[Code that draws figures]
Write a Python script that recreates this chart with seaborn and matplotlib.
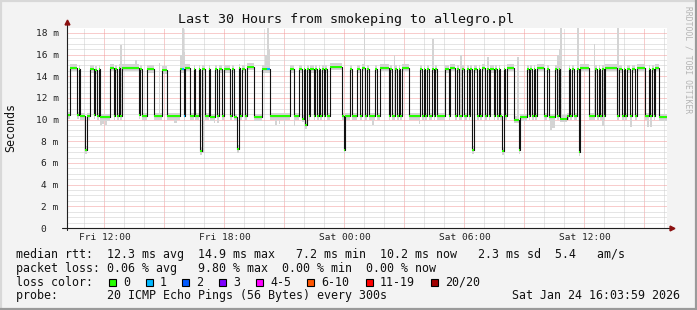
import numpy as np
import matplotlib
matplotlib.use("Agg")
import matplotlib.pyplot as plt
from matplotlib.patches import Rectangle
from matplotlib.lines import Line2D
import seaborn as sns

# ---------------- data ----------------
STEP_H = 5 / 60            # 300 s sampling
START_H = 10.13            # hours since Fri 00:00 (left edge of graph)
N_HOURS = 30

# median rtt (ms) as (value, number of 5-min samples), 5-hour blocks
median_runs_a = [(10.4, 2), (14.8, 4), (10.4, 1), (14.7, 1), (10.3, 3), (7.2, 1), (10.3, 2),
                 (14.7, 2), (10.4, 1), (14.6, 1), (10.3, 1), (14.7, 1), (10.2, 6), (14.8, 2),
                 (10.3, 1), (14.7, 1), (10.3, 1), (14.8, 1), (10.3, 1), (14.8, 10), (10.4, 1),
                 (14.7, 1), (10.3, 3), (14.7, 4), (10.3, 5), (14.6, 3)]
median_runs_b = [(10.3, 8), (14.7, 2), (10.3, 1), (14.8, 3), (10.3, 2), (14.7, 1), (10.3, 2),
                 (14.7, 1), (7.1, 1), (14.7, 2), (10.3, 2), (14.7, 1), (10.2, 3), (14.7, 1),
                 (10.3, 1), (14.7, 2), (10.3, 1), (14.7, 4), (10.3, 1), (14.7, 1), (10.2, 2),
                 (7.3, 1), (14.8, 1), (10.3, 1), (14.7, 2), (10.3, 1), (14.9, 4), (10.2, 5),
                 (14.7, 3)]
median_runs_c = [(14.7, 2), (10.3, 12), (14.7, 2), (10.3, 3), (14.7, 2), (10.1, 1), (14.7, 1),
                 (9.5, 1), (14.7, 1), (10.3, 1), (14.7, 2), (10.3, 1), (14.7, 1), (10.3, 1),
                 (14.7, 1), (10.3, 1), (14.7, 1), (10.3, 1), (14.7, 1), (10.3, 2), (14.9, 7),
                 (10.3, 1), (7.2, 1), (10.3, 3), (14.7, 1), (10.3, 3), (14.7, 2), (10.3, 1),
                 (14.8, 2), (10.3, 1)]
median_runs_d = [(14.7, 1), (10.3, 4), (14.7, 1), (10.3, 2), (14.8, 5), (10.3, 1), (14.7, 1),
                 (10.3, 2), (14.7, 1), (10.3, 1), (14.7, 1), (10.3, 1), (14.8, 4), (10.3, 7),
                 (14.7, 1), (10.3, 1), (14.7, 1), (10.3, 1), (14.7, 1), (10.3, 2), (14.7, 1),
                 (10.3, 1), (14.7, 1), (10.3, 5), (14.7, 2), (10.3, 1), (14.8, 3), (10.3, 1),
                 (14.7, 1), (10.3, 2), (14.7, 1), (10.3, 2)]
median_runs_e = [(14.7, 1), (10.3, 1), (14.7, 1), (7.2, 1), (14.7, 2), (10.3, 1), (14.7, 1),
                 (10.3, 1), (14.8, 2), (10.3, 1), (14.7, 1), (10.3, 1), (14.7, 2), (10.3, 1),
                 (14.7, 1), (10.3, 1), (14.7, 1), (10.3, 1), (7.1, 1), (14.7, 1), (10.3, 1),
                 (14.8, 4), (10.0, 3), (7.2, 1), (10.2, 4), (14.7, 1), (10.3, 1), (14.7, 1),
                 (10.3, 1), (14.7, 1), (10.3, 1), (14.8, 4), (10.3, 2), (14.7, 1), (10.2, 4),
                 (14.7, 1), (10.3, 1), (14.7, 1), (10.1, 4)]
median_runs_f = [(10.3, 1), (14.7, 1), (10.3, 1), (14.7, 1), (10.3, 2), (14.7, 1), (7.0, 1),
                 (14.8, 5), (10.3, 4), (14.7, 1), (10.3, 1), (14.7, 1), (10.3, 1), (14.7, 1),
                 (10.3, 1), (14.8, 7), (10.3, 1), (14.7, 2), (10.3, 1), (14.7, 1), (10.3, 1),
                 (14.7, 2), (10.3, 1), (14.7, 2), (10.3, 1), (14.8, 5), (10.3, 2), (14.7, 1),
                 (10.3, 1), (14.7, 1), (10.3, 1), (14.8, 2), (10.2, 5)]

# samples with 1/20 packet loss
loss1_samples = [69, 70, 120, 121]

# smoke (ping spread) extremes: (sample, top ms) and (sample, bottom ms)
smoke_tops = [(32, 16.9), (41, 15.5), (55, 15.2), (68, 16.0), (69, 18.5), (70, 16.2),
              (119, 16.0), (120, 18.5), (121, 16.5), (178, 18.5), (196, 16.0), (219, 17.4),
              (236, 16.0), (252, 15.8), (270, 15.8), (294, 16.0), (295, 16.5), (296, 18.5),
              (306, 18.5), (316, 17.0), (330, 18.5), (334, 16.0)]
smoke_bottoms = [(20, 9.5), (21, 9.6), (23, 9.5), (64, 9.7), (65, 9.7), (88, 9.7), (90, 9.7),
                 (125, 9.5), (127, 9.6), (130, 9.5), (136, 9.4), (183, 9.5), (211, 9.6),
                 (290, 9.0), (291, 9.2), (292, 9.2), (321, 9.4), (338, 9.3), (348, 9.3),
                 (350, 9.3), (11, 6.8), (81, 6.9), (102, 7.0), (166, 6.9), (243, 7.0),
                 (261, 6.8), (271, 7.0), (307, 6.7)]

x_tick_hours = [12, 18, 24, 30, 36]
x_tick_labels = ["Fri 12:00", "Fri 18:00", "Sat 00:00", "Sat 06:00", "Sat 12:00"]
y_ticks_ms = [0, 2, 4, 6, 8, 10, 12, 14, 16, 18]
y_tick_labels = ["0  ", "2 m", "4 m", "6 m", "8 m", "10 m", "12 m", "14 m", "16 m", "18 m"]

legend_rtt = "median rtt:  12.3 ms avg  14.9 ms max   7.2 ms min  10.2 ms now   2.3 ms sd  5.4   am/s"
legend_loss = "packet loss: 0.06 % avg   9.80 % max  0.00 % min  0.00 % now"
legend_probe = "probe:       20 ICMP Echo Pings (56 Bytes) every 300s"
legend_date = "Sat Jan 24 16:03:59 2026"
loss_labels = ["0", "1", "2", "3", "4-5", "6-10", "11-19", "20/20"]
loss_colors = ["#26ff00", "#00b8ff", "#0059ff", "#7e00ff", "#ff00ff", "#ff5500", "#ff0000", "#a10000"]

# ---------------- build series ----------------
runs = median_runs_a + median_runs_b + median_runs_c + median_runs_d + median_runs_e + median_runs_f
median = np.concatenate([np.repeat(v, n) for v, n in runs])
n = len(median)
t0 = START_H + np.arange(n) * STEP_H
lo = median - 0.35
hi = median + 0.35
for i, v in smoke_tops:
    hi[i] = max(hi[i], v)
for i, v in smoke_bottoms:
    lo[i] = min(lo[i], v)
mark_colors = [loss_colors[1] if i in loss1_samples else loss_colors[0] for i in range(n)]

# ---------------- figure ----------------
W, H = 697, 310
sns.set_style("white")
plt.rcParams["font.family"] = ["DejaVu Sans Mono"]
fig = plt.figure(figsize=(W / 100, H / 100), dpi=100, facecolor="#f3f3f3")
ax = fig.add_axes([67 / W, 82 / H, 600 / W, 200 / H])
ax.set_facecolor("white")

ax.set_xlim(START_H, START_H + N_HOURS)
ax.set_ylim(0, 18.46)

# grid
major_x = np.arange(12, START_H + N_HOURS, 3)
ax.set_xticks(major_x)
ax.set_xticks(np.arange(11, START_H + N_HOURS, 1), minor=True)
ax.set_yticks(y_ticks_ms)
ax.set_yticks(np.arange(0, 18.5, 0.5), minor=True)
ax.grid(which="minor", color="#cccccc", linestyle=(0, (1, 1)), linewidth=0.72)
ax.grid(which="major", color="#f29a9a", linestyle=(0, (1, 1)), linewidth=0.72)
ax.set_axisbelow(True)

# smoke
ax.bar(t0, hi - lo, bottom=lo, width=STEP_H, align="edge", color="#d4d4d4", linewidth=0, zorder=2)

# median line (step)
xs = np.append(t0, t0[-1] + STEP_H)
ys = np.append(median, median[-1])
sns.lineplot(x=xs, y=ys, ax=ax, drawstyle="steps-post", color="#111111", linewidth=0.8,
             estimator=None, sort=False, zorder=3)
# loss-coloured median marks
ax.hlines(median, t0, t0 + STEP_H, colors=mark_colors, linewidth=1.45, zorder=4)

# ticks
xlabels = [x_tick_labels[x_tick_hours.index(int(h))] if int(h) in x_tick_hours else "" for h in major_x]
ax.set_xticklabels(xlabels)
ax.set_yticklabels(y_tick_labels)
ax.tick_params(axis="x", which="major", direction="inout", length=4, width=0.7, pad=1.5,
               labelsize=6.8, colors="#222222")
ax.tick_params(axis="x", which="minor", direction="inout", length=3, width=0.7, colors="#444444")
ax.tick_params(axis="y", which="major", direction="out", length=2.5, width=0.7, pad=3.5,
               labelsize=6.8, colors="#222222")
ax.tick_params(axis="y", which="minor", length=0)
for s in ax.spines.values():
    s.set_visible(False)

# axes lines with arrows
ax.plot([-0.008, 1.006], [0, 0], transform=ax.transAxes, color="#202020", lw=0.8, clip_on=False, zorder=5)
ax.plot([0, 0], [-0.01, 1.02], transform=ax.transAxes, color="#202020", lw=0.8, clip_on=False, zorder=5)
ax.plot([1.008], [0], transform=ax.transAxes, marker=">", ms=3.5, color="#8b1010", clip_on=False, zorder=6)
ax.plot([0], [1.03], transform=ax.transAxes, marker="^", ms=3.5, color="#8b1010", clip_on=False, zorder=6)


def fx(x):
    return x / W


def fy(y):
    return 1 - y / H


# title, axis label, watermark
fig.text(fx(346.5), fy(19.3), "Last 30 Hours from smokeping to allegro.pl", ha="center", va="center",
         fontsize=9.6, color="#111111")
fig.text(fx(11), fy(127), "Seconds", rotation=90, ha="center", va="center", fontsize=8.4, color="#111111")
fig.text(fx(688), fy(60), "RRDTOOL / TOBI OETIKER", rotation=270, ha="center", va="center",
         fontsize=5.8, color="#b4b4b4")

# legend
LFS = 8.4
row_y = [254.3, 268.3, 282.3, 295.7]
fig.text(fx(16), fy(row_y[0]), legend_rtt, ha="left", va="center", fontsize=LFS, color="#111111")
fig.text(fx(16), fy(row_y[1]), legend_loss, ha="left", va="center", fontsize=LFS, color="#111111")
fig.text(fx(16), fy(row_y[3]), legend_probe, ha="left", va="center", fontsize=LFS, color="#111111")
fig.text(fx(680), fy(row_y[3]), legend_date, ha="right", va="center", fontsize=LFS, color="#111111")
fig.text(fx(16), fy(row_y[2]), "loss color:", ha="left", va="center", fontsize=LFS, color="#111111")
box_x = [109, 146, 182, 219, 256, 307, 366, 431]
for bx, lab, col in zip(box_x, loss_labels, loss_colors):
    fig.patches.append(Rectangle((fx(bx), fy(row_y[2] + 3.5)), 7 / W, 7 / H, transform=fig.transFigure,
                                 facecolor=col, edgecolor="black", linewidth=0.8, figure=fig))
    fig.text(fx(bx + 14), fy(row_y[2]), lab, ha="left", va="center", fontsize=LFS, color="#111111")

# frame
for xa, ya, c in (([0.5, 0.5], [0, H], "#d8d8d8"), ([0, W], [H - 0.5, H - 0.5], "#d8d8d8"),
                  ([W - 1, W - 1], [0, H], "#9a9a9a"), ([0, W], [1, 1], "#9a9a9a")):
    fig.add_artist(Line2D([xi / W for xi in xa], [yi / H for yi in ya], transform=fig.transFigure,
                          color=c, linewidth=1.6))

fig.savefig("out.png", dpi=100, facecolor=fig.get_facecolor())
==
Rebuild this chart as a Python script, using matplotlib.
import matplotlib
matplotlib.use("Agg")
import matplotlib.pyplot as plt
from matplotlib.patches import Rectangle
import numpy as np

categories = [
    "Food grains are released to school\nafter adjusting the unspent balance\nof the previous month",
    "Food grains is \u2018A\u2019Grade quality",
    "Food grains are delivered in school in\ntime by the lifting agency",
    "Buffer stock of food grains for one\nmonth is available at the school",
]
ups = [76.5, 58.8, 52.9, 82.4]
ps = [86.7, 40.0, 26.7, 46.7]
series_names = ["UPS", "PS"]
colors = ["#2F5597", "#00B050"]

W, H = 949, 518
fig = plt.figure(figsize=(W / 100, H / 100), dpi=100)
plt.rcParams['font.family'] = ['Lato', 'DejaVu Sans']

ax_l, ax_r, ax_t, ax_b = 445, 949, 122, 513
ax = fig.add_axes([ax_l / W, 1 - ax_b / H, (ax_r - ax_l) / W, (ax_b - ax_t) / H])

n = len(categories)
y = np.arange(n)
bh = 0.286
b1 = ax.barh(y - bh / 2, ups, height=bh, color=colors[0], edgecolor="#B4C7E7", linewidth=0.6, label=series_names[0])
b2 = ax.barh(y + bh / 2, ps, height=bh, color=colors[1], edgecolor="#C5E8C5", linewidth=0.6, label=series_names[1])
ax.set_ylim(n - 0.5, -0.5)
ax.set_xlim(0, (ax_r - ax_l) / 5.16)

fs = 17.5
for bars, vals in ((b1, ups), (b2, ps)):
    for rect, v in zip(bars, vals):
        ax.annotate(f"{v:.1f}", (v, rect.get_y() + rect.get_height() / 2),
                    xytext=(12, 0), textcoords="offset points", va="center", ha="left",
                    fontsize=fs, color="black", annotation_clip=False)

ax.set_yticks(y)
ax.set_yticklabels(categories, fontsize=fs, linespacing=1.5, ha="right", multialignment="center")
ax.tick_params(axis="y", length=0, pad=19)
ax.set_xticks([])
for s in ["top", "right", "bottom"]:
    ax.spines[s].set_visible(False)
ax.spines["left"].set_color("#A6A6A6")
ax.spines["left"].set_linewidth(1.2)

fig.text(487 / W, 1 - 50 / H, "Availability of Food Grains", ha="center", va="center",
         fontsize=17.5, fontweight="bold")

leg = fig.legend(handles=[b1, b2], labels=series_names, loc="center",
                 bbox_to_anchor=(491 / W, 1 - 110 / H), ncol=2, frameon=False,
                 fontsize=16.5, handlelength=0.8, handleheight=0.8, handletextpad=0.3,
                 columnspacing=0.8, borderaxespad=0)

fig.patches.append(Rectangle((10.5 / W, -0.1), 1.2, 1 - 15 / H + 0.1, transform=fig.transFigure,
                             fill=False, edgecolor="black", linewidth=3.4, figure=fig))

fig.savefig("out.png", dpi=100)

• Problem to solve:
The lines to print start at the line containing "Write a Python" and end at the line containing "N_HOURS = 30"; print them exactly, both ends included, and leave out every picture.

• Full response:
Write a Python script that recreates this chart with seaborn and matplotlib.
import numpy as np
import matplotlib
matplotlib.use("Agg")
import matplotlib.pyplot as plt
from matplotlib.patches import Rectangle
from matplotlib.lines import Line2D
import seaborn as sns

# ---------------- data ----------------
STEP_H = 5 / 60            # 300 s sampling
START_H = 10.13            # hours since Fri 00:00 (left edge of graph)
N_HOURS = 30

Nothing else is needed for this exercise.